都市再生緊急整備地域に指定されている横浜市中区の海岸通り地区では、現在、国際競争力強化のための業務機能やホテル機能を導入する都市再生事業が進められている。
このエリアには横浜郵船ビルや横濱ビル(横浜で最初の高層ビル。現在解体中)、万国橋SOKOなど、みなと横浜の歴史を刻んできた建物があり、どう活かすか注目されてきた。その事業者である日本郵船、三菱地所、宇徳は2022年1月、都市計画(素案)を発表している。
そこから見える、これからの海岸通り地区の姿をご紹介しよう。
対象は海岸通り3丁目、4丁目の約1.5ha
計画の対象は以下のような4つの地区に分けられている。
それぞれの地区の計画概要は、
A-1地区
横濱ビルを解体し、国際ビジネス環境の強化を狙ったオフィス、インキュベーション施設、文化施設、店舗を展開する高さ100mほどの高層ビルを建設。
A-2地区
元からある歴史的建造物(横浜郵船ビル)を残し、ホテルなどに活用。
A-3地区
A-2に予定しているホテルの付帯施設として、遊歩道など整備。
B地区
オフィスと店舗が入居するビル(宇徳の新社屋)に。
現在の姿と将来のイメージ図
さらに細かく見ると、各地区のイメージ図も公開されているので、現在の状況と比較すると、このようになる。
A-1およびA-2地区
現在、海岸通りから横浜郵船ビルと横濱ビル跡地方向を臨むと、このような景色にある。奥の高い建物は神奈川県警察本部だ。
将来のイメージ図では、横浜郵船ビルはそのままに、奥の横濱ビルが高層ビル化される。
ただし、A-1地区の高層ビルはA-2地区の横浜郵船ビルのコーニスラインを尊重したピロティ空間(柱だけで構成した吹き抜けの空間)を設け、歴史的建造物を圧迫しないよう配慮される。
ちなみに、横濱ビルというのは、戦後、横浜市内で最初に建てられた高層ビルのこと。現在、フェンスに囲まれ、解体作業が始まっている。横濱ビルの名は遠くから見えるが、その姿は近日中に見えなくなるものと思われる。
本町通りから横浜郵船ビルを見通す際、新たな建物が重なることなく、今までと同じく、空が抜けるように見えるよう配慮する、見通し景観の維持も盛り込まれている。
以下は現在の見通しと、イメージ図。

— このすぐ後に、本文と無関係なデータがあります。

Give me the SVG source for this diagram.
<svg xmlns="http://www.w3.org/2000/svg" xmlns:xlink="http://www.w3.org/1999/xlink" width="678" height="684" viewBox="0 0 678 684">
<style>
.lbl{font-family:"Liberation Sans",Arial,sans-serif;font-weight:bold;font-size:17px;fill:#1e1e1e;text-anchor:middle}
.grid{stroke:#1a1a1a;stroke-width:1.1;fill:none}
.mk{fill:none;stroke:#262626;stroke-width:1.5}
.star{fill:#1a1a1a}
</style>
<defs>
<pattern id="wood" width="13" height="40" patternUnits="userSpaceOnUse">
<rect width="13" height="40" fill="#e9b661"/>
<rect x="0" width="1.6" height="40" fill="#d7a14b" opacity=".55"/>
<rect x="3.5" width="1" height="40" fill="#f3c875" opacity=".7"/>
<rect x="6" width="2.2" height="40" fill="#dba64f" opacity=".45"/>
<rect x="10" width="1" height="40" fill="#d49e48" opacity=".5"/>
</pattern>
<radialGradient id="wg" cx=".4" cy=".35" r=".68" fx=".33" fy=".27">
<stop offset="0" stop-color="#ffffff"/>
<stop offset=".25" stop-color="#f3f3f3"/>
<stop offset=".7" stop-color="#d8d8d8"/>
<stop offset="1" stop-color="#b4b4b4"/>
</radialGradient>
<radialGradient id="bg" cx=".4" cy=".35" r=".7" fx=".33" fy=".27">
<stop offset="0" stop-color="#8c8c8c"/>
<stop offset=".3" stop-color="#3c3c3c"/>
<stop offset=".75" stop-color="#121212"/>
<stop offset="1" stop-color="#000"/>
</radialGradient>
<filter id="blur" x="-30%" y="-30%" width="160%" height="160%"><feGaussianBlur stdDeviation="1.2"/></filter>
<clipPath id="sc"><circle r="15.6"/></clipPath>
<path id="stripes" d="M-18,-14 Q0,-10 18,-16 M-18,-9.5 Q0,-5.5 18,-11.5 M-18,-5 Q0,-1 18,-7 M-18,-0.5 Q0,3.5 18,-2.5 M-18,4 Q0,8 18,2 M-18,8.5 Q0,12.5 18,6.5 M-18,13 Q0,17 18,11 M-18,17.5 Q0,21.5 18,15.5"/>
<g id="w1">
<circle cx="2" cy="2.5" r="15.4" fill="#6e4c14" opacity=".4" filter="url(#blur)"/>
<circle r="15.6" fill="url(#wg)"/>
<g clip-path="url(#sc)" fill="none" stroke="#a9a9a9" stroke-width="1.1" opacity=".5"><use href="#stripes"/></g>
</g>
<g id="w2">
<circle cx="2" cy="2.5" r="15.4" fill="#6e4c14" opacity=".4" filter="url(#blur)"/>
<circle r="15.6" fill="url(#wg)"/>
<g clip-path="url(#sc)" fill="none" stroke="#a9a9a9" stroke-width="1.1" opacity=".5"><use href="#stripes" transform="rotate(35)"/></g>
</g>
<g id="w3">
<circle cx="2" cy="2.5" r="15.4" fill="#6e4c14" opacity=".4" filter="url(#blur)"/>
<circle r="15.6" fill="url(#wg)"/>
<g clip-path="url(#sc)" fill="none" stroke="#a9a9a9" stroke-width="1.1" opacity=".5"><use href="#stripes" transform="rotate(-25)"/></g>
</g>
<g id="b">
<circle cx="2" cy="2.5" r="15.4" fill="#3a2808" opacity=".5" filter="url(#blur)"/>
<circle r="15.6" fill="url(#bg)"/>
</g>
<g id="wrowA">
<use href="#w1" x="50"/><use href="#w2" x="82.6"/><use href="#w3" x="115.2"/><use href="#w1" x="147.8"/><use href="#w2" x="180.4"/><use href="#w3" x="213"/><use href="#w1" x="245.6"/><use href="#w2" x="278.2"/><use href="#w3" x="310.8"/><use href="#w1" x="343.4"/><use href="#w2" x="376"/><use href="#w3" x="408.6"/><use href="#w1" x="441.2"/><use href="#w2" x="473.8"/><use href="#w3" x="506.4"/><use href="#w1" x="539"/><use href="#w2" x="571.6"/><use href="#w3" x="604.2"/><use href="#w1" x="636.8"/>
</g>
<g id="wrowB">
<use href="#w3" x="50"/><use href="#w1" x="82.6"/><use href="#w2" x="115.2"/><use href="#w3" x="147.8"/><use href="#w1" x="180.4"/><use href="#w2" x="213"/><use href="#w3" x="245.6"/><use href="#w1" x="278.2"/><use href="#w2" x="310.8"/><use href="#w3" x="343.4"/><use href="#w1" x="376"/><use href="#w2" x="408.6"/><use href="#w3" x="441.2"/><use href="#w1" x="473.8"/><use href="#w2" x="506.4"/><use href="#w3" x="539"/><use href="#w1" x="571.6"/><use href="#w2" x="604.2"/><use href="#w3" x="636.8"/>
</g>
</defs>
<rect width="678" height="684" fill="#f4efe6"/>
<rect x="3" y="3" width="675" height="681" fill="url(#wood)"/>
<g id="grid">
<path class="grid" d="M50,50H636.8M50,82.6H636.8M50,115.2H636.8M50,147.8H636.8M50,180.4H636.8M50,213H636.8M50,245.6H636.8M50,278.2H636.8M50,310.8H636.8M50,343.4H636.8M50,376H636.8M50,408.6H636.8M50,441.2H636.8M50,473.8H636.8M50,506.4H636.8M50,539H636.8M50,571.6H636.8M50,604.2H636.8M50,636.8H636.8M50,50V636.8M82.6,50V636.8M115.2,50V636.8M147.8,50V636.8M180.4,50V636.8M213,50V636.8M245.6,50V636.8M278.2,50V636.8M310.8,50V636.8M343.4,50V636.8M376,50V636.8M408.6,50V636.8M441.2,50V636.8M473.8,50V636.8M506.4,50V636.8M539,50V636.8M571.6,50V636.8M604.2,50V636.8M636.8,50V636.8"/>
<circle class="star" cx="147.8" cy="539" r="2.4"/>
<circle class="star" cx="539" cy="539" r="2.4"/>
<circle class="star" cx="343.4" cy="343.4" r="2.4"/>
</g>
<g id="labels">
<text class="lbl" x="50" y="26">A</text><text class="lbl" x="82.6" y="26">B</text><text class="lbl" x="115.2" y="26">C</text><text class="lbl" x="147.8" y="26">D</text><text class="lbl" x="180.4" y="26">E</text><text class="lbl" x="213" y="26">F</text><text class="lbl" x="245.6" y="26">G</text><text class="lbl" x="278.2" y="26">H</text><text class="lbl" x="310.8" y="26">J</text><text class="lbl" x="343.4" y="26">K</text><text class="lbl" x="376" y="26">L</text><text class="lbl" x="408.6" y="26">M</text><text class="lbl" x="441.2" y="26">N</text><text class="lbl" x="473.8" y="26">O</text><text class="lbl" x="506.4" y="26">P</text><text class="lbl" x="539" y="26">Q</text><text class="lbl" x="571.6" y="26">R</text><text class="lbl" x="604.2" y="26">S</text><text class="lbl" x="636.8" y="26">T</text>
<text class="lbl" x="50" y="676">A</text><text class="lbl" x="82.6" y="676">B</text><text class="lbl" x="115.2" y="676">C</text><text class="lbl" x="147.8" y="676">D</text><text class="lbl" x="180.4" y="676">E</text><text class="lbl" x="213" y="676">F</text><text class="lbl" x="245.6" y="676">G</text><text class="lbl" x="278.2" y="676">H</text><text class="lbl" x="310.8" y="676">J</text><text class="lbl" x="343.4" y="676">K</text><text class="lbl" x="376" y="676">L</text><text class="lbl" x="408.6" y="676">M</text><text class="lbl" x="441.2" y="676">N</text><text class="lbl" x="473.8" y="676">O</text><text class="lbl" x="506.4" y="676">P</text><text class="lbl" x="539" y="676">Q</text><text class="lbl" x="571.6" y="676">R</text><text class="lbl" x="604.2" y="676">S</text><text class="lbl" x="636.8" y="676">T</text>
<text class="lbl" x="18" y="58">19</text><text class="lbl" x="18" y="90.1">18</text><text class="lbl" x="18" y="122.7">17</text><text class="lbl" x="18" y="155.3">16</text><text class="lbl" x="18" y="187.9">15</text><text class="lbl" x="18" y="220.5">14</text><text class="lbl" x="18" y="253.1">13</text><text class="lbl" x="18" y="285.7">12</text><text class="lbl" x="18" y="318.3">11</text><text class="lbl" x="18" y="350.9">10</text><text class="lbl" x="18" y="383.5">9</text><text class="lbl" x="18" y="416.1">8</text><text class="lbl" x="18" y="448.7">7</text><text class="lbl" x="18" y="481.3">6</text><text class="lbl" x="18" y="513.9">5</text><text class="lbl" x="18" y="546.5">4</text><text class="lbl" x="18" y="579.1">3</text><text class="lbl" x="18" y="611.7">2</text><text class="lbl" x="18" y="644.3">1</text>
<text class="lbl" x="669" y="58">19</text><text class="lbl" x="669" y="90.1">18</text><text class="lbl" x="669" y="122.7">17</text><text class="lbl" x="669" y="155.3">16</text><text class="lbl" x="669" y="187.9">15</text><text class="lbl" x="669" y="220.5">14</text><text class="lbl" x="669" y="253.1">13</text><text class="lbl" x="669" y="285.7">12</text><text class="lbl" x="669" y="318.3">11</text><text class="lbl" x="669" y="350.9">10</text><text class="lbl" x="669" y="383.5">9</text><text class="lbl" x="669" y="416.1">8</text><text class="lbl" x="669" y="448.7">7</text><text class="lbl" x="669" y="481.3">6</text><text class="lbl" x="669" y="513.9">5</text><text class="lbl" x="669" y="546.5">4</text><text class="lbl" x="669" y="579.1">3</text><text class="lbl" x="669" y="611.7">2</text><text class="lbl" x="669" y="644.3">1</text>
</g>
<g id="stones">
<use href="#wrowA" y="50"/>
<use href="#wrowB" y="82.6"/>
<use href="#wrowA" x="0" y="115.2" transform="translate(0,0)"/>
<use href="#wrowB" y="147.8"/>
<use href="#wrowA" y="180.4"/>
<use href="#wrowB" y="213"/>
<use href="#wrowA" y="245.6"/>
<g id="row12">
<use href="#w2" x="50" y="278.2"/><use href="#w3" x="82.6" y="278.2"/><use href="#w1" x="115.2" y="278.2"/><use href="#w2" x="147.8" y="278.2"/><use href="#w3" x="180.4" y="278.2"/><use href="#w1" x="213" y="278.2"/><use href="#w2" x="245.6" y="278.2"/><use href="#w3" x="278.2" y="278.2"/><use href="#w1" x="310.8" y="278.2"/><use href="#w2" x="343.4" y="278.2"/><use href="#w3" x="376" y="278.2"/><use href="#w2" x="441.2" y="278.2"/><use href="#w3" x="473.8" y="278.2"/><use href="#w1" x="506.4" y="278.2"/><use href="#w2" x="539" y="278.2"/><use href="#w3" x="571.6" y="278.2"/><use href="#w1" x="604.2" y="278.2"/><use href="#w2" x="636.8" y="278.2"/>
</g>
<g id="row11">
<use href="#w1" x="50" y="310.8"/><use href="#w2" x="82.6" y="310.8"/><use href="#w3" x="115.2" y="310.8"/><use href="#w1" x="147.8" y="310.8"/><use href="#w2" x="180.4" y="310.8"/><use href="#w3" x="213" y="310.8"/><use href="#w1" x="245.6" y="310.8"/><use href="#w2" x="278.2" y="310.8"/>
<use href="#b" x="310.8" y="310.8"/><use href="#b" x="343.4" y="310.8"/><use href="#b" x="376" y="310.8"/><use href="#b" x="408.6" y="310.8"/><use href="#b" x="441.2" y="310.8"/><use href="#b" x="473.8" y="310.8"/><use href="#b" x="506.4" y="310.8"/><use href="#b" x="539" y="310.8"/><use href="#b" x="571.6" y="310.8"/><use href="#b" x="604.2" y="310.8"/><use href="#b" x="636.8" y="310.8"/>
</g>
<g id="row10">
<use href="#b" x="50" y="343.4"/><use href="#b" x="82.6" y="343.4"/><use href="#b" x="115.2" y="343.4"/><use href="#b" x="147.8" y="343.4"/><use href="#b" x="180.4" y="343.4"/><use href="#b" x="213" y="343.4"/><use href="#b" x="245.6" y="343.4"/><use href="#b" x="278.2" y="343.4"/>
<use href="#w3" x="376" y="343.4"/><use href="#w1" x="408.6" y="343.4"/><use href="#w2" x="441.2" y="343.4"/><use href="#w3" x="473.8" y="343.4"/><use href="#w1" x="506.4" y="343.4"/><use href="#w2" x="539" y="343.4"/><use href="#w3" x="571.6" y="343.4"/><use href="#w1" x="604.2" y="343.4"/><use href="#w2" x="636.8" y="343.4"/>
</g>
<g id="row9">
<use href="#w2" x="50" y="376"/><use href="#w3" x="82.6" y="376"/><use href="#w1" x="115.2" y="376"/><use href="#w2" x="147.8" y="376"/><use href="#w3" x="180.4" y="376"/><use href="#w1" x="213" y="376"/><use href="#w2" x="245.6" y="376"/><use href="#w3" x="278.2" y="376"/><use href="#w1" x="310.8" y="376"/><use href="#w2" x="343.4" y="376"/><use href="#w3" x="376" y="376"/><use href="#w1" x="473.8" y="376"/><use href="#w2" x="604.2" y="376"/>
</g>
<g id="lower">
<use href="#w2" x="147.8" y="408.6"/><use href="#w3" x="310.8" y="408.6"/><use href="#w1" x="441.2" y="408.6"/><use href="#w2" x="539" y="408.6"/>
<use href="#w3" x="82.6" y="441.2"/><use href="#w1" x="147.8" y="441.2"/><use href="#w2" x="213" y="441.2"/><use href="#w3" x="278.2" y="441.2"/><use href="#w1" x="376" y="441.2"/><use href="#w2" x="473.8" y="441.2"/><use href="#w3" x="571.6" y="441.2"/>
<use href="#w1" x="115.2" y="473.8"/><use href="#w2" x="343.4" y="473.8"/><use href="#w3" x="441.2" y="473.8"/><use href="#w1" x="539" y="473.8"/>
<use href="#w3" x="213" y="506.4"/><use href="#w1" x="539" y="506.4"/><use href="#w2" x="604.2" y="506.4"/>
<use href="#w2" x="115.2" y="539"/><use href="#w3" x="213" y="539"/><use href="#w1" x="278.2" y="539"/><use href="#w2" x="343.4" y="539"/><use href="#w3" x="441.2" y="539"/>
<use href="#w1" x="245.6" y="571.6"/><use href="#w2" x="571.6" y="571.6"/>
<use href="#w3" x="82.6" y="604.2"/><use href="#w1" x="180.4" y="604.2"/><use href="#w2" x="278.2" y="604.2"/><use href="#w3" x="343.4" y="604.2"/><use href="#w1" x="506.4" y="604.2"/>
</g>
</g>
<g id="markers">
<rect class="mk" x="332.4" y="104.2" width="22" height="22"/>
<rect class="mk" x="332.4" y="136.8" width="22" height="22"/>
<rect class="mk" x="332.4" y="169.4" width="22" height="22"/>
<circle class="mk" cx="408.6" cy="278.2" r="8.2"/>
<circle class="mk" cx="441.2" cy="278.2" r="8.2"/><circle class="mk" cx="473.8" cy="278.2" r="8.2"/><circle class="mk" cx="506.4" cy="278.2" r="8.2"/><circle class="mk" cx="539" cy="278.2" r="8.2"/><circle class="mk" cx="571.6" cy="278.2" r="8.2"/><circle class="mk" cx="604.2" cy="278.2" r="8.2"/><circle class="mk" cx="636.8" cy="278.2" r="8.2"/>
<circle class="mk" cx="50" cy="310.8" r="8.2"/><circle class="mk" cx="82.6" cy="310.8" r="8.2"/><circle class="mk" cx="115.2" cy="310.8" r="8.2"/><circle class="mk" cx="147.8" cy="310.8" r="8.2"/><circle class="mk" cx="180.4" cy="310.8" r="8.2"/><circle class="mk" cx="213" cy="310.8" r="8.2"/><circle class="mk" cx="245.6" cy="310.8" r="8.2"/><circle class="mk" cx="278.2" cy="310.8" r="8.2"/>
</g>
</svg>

赤線で囲った部分に新たな建物が入らないよう配慮されている。
A-3地区
現在のA-3地区は駐車場になっている。
この地区は横浜郵船ビルの裏手になり、歴史的建造物に囲まれた遊歩道が整備される。
別角度(神奈川県警察本部側)からA-3地区を臨むと、現在は駐車場が目立つが、将来は水辺に面した憩いの空間になる。
B地区
万国橋から見た現在の風景。こちらは既存建物の解体工事が進んでいる。
事業者が目指す姿
この開発について事業者である日本郵船、三菱地所、宇徳は、次のようなコメントを出している。
横浜都心臨海部の機能強化を図るための結節点として、活性化の拠点となるよう、関内地区の活力をけん引するビジネスの新たな賑わいを創出します。さらに、海に面する立地を活かした賑わいの形成や歩行者ネットワークの整備、開港の歴史・文化の魅力を伝える歴史的建造物の保全活用を図り、伝統と風格ある街並み景観を形成することを目指しています。
なお、海岸通り地区の北側では、2023年春の完成を目指し、横浜地方合同庁舎(仮称)の整備事業も行われ、周辺の景色は大きく日々変化している。変わりつつある街を眺めながら、散歩を楽しんでみてはいかがだろう?